### INFORMATION SHOWN:
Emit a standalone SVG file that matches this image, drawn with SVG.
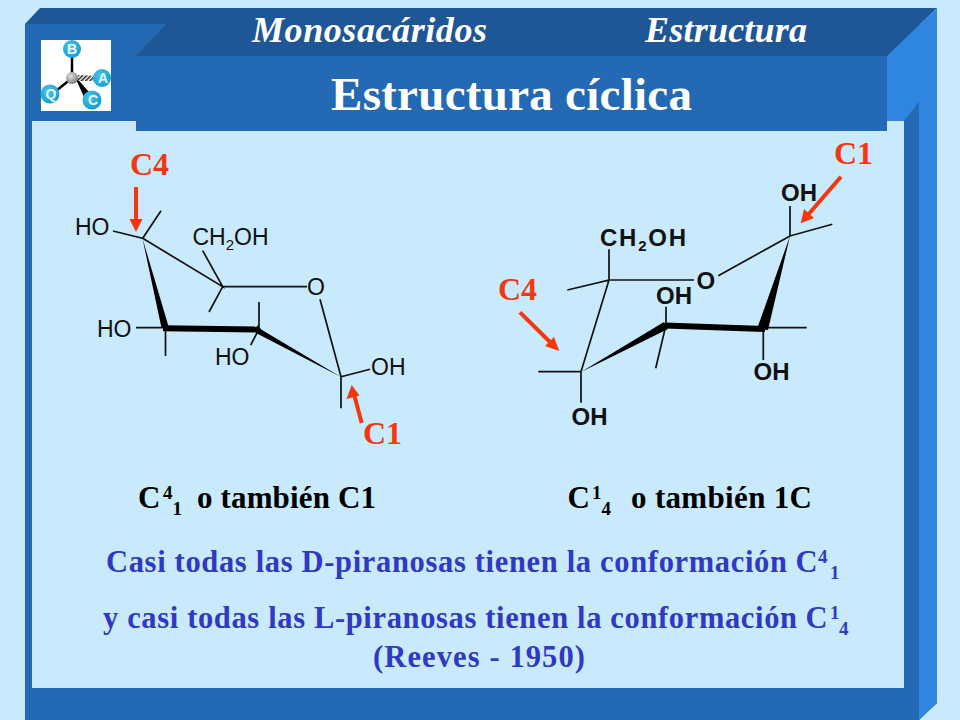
<svg xmlns="http://www.w3.org/2000/svg" width="960" height="720" viewBox="0 0 960 720">
<defs>
<radialGradient id="ball" cx="40%" cy="35%" r="70%"><stop offset="0" stop-color="#4cc4e8"/><stop offset="1" stop-color="#119cd0"/></radialGradient>
<radialGradient id="hub" cx="40%" cy="35%" r="70%"><stop offset="0" stop-color="#e0e0e0"/><stop offset="1" stop-color="#777"/></radialGradient>
<pattern id="hatch" width="3" height="3" patternUnits="userSpaceOnUse" patternTransform="rotate(45)"><rect width="3" height="3" fill="#fff"/><rect width="1.5" height="3" fill="#222"/></pattern>
</defs>
<style>
.s{font-family:"Liberation Serif","Times New Roman",serif;font-weight:700}
.hd{font-style:italic;fill:#fff;font-size:36px}
.t{fill:#000;font-size:31px}
.b{fill:#3039c4;font-size:30.5px}
.n{font-size:19px}
.r{fill:#f5360f;font-size:32px}
.a{font-family:"Liberation Sans",Arial,sans-serif;font-size:23px;fill:#111}
.ab{font-family:"Liberation Sans",Arial,sans-serif;font-size:24px;fill:#111;font-weight:700}
.bond{stroke:#111;stroke-width:1.7;fill:none}
.bold{stroke:#000;stroke-width:6;fill:none}
.ar{stroke:#f5360f;stroke-width:4;fill:none}
.hl{fill:#f5360f}
.ic{font-family:"Liberation Sans",Arial,sans-serif;font-weight:700;font-size:14px;fill:#e8f8ff;text-anchor:middle}
</style>
<rect width="960" height="720" fill="#c9eafc"/>
<g id="frame">
<path d="M25 24H937V703L919 720H25Z" fill="#2469b3"/>
<path d="M25 24L40 8H937L887 56H136L166 24Z" fill="#1f5796"/>
<path d="M887 56L937 8V703L919 720V102L904 121L887 131Z" fill="#2f86e0"/>
<rect x="32" y="121" width="872" height="567" fill="#c9eafc"/>
<path d="M904 121L919 102V720H904Z" fill="#2469b3"/>
<rect x="136" y="56" width="751" height="75" fill="#2469b3"/>
</g>
<g id="icon">
<rect x="41" y="40" width="70" height="71" fill="#fff"/>
<path d="M72 78V50" stroke="#000" stroke-width="2.500"/>
<path d="M72 78L51 95" stroke="#000" stroke-width="2.500"/>
<path d="M74 75L89 92L84 97Z" fill="#000"/>
<path d="M78 75L100 76V81L78 81Z" fill="url(#hatch)"/>
<circle cx="72" cy="78" r="6" fill="url(#hub)"/>
<circle cx="72" cy="49" r="9" fill="url(#ball)"/><text class="ic" x="72" y="54">B</text>
<circle cx="102" cy="78" r="9" fill="url(#ball)"/><text class="ic" x="103" y="83">A</text>
<circle cx="92" cy="100" r="9.500" fill="url(#ball)"/><text class="ic" x="93" y="105">C</text>
<circle cx="50" cy="94" r="9.500" fill="url(#ball)"/><text class="ic" x="51" y="99">Q</text>
</g>
<g id="header">
<text class="s hd" x="252" y="42" textLength="235">Monosacáridos</text>
<text class="s hd" x="645" y="42" textLength="162">Estructura</text>
<text class="s" x="331" y="110" font-size="47" fill="#fff" textLength="361">Estructura cíclica</text>
</g>
<g id="connectors">
<path class="bond" d="M161 210.700L142.700 238.300L113 231M142.700 238.300L222.700 286.700L202.700 250.700M222.700 286.700L209 312M222.700 286.700H307M320 299.300L341 376.700L370 369.300M341 376.700V408.300M136 327.700H165.700M165.500 328V356M259 329V302M259 329L250.700 345"/>
<path d="M142.500 238.500L169 328H161.500Z" fill="#000"/>
<path class="bold" d="M163 328.300L259 329.500"/>
<path d="M257 325L262 330L341 377L256 333Z" fill="#000"/>
<path class="bond" d="M790 206V236L832.300 224.300M790 236L718.300 275.700M609 249.300V280L567.300 290M609 280H694M609 280L581 371.700H538.300M581 371.700V402.700M666 306.700V325L655.700 368.300M763.300 328V360M763 327.700H806.700"/>
<path d="M581 372L664 322L668 329Z" fill="#000"/>
<path class="bold" d="M665 325.500L765 329"/>
<path d="M790 236L768 330L757 329Z" fill="#000"/>
<path class="ar" d="M136 187V222"/><path class="hl" d="M136 232L129.500 219H142.500Z"/>
<path class="ar" d="M361.700 423L354.200 395"/><path class="hl" d="M351.700 385L346.500 399L359.500 395.500Z"/>
<path class="ar" d="M841 176.700L807 216"/><path class="hl" d="M800.700 223.300L804 209L814 218Z"/>
<path class="ar" d="M520 312.300L552 344"/><path class="hl" d="M559.300 351L545 346L554 337Z"/>
</g>
<g id="molecule-c41">
<text class="a" x="75" y="235">HO</text>
<text class="a" x="192.500" y="245">CH<tspan font-size="15" dy="5">2</tspan><tspan dy="-5">OH</tspan></text>
<text class="a" x="307" y="295">O</text>
<text class="a" x="97" y="337">HO</text>
<text class="a" x="215" y="365">HO</text>
<text class="a" x="371" y="375">OH</text>
</g>
<g id="molecule-c14">
<text class="ab" x="781" y="201">OH</text>
<text class="ab" x="600" y="245.500" textLength="86">CH<tspan font-size="15" dy="5">2</tspan><tspan dy="-5">OH</tspan></text>
<text class="ab" x="696.500" y="288.500">O</text>
<text class="ab" x="656" y="303.500">OH</text>
<text class="ab" x="753.500" y="380">OH</text>
<text class="ab" x="571.500" y="424.500">OH</text>
</g>
<g id="labels">
<text class="s r" x="130" y="175">C4</text>
<text class="s r" x="363" y="444">C1</text>
<text class="s r" x="834" y="164">C1</text>
<text class="s r" x="498" y="300">C4</text>
<text class="s t" x="138" y="508">C</text><text class="s t n" x="163" y="499">4</text><text class="s t n" x="172.500" y="515">1</text>
<text class="s t" x="197" y="508" textLength="179">o también C1</text>
<text class="s t" x="567.500" y="508">C</text><text class="s t n" x="592" y="499">1</text><text class="s t n" x="601.500" y="515">4</text>
<text class="s t" x="631" y="508" textLength="181">o también 1C</text>
<text class="s b" x="106" y="571.500" textLength="681">Casi todas las D-piranosas tienen la conformación</text>
<text class="s b" x="103" y="627.500" textLength="694">y casi todas las L-piranosas tienen la conformación</text>
<text class="s b" x="373" y="666.500" textLength="212">(Reeves  - 1950)</text>
<text class="s b" x="795.500" y="571.500">C</text><text class="s b n" x="818" y="563">4</text><text class="s b n" x="830" y="579">1</text>
<text class="s b" x="805.500" y="627.500">C</text><text class="s b n" x="830" y="619">1</text><text class="s b n" x="839" y="635">4</text>
</g>
</svg>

### SHORT EXERCISE:
From the material above, copy everything exactly but the pictures.

### RESPONSE:
Emit a standalone SVG file that matches this image, drawn with SVG.
<svg xmlns="http://www.w3.org/2000/svg" width="960" height="720" viewBox="0 0 960 720">
<defs>
<radialGradient id="ball" cx="40%" cy="35%" r="70%"><stop offset="0" stop-color="#4cc4e8"/><stop offset="1" stop-color="#119cd0"/></radialGradient>
<radialGradient id="hub" cx="40%" cy="35%" r="70%"><stop offset="0" stop-color="#e0e0e0"/><stop offset="1" stop-color="#777"/></radialGradient>
<pattern id="hatch" width="3" height="3" patternUnits="userSpaceOnUse" patternTransform="rotate(45)"><rect width="3" height="3" fill="#fff"/><rect width="1.5" height="3" fill="#222"/></pattern>
</defs>
<style>
.s{font-family:"Liberation Serif","Times New Roman",serif;font-weight:700}
.hd{font-style:italic;fill:#fff;font-size:36px}
.t{fill:#000;font-size:31px}
.b{fill:#3039c4;font-size:30.5px}
.n{font-size:19px}
.r{fill:#f5360f;font-size:32px}
.a{font-family:"Liberation Sans",Arial,sans-serif;font-size:23px;fill:#111}
.ab{font-family:"Liberation Sans",Arial,sans-serif;font-size:24px;fill:#111;font-weight:700}
.bond{stroke:#111;stroke-width:1.7;fill:none}
.bold{stroke:#000;stroke-width:6;fill:none}
.ar{stroke:#f5360f;stroke-width:4;fill:none}
.hl{fill:#f5360f}
.ic{font-family:"Liberation Sans",Arial,sans-serif;font-weight:700;font-size:14px;fill:#e8f8ff;text-anchor:middle}
</style>
<rect width="960" height="720" fill="#c9eafc"/>
<g id="frame">
<path d="M25 24H937V703L919 720H25Z" fill="#2469b3"/>
<path d="M25 24L40 8H937L887 56H136L166 24Z" fill="#1f5796"/>
<path d="M887 56L937 8V703L919 720V102L904 121L887 131Z" fill="#2f86e0"/>
<rect x="32" y="121" width="872" height="567" fill="#c9eafc"/>
<path d="M904 121L919 102V720H904Z" fill="#2469b3"/>
<rect x="136" y="56" width="751" height="75" fill="#2469b3"/>
</g>
<g id="icon">
<rect x="41" y="40" width="70" height="71" fill="#fff"/>
<path d="M72 78V50" stroke="#000" stroke-width="2.500"/>
<path d="M72 78L51 95" stroke="#000" stroke-width="2.500"/>
<path d="M74 75L89 92L84 97Z" fill="#000"/>
<path d="M78 75L100 76V81L78 81Z" fill="url(#hatch)"/>
<circle cx="72" cy="78" r="6" fill="url(#hub)"/>
<circle cx="72" cy="49" r="9" fill="url(#ball)"/><text class="ic" x="72" y="54">B</text>
<circle cx="102" cy="78" r="9" fill="url(#ball)"/><text class="ic" x="103" y="83">A</text>
<circle cx="92" cy="100" r="9.500" fill="url(#ball)"/><text class="ic" x="93" y="105">C</text>
<circle cx="50" cy="94" r="9.500" fill="url(#ball)"/><text class="ic" x="51" y="99">Q</text>
</g>
<g id="header">
<text class="s hd" x="252" y="42" textLength="235">Monosacáridos</text>
<text class="s hd" x="645" y="42" textLength="162">Estructura</text>
<text class="s" x="331" y="110" font-size="47" fill="#fff" textLength="361">Estructura cíclica</text>
</g>
<g id="connectors">
<path class="bond" d="M161 210.700L142.700 238.300L113 231M142.700 238.300L222.700 286.700L202.700 250.700M222.700 286.700L209 312M222.700 286.700H307M320 299.300L341 376.700L370 369.300M341 376.700V408.300M136 327.700H165.700M165.500 328V356M259 329V302M259 329L250.700 345"/>
<path d="M142.500 238.500L169 328H161.500Z" fill="#000"/>
<path class="bold" d="M163 328.300L259 329.500"/>
<path d="M257 325L262 330L341 377L256 333Z" fill="#000"/>
<path class="bond" d="M790 206V236L832.300 224.300M790 236L718.300 275.700M609 249.300V280L567.300 290M609 280H694M609 280L581 371.700H538.300M581 371.700V402.700M666 306.700V325L655.700 368.300M763.300 328V360M763 327.700H806.700"/>
<path d="M581 372L664 322L668 329Z" fill="#000"/>
<path class="bold" d="M665 325.500L765 329"/>
<path d="M790 236L768 330L757 329Z" fill="#000"/>
<path class="ar" d="M136 187V222"/><path class="hl" d="M136 232L129.500 219H142.500Z"/>
<path class="ar" d="M361.700 423L354.200 395"/><path class="hl" d="M351.700 385L346.500 399L359.500 395.500Z"/>
<path class="ar" d="M841 176.700L807 216"/><path class="hl" d="M800.700 223.300L804 209L814 218Z"/>
<path class="ar" d="M520 312.300L552 344"/><path class="hl" d="M559.300 351L545 346L554 337Z"/>
</g>
<g id="molecule-c41">
<text class="a" x="75" y="235">HO</text>
<text class="a" x="192.500" y="245">CH<tspan font-size="15" dy="5">2</tspan><tspan dy="-5">OH</tspan></text>
<text class="a" x="307" y="295">O</text>
<text class="a" x="97" y="337">HO</text>
<text class="a" x="215" y="365">HO</text>
<text class="a" x="371" y="375">OH</text>
</g>
<g id="molecule-c14">
<text class="ab" x="781" y="201">OH</text>
<text class="ab" x="600" y="245.500" textLength="86">CH<tspan font-size="15" dy="5">2</tspan><tspan dy="-5">OH</tspan></text>
<text class="ab" x="696.500" y="288.500">O</text>
<text class="ab" x="656" y="303.500">OH</text>
<text class="ab" x="753.500" y="380">OH</text>
<text class="ab" x="571.500" y="424.500">OH</text>
</g>
<g id="labels">
<text class="s r" x="130" y="175">C4</text>
<text class="s r" x="363" y="444">C1</text>
<text class="s r" x="834" y="164">C1</text>
<text class="s r" x="498" y="300">C4</text>
<text class="s t" x="138" y="508">C</text><text class="s t n" x="163" y="499">4</text><text class="s t n" x="172.500" y="515">1</text>
<text class="s t" x="197" y="508" textLength="179">o también C1</text>
<text class="s t" x="567.500" y="508">C</text><text class="s t n" x="592" y="499">1</text><text class="s t n" x="601.500" y="515">4</text>
<text class="s t" x="631" y="508" textLength="181">o también 1C</text>
<text class="s b" x="106" y="571.500" textLength="681">Casi todas las D-piranosas tienen la conformación</text>
<text class="s b" x="103" y="627.500" textLength="694">y casi todas las L-piranosas tienen la conformación</text>
<text class="s b" x="373" y="666.500" textLength="212">(Reeves  - 1950)</text>
<text class="s b" x="795.500" y="571.500">C</text><text class="s b n" x="818" y="563">4</text><text class="s b n" x="830" y="579">1</text>
<text class="s b" x="805.500" y="627.500">C</text><text class="s b n" x="830" y="619">1</text><text class="s b n" x="839" y="635">4</text>
</g>
</svg>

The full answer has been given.